Fast forward to Kenya today: it's human for us and for our friends to expect Kenya to be "all something." We see the news and think perhaps Kenya is all tragedy or danger. We live our daily lives here and begin to think Kenya is some version of normal. As GK Chesterton pointed out, the world God created is full of paradoxes: we are both the lowest of creatures and the children of a King; earth is both a temporary resting place for heavenly creatures and the place God created with his own hands as our home. Kenya is also a paradox.
Last night the Kenyan news (there are three national TV channels and multiple newspapers) interviewed several people who have been displaced because of the violence. Children in Kenya see education as the one great hope of improving their lives, and one bright junior-high aged boy cried to think his dream of being a doctor was being delayed or destroyed because he was far from his school and without funds for books or the required uniform. An elderly woman seemed fatalistic about ever getting home. We hear sporadic reports not just of battles between protesters and police, but between different tribal groups. Five people were killed with machetes in an isolated village. A heroic priest in Western Kenya invited minority families into his monastery and frantically phoned for police help as young toughs burned the families homes and tried to get into the monastery. (The police arrived in time.) Some of our students arrive with stories of violence in their home towns before they arrived on campus. Several students have arrived a week late and some will not be able to return this semester because of the unrest.

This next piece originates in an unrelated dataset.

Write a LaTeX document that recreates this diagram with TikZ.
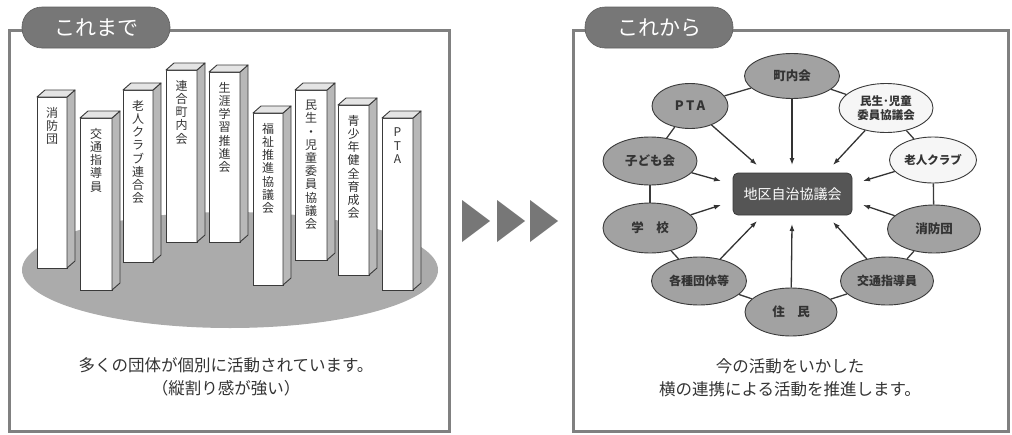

And yet, and yet--outside our windows in the afternoons and evenings we can hear the laughter of students catching up on their friendships after the extended time away. A young gardener named Samuel is creating a tiny Eden around our home as he builds stone walls and stairways, plants palms and flowers and grass. We began our "Holiness Week" emphasis on Monday with Rev. Chanshi Chanda, the director (called field strategy coordinator) of the French Equitorial Africa field. One of our faculty members just received a Fullbright Scholarship to serve as a visiting scholar in an American university. We are beginning the process of introducing distance learning to better serve Africa. Nancy and I saw cheetahs, pygmy hippos and a rhinoceros the size of a tank on the Safari Walk at Nairobi National Park and fed Betsy the giraffe at the Kenya Giraffe Center in the suburb of Karen on Sunday afternoon.
What are we learning, what are we being reminded of: We do not live our lives in monaural. We live them in stereo. There's enough good in any bad to give us hope. There's enough bad in any good to make it worth praying about. With the need for prayer in mind, we'd thank you again for your prayers for Kenya and for ANU and for us, but we would encourage you to continue praying:
- For the talks between the opposing political parties which are to begin tomorrow, led by former UN Secretary General Kofi Annan;
- For the physical protection of members of minority tribes in isolated areas of Kenya;
- For ANU to continue to be a lighthouse and a model of Christian unity in Africa, and to be even more effective in training its students to be effective, godly leaders in a needy world;
- For Nan and me that we might see and do what the Lord would direct us to do on behalf of the Kingdom in this part of the world.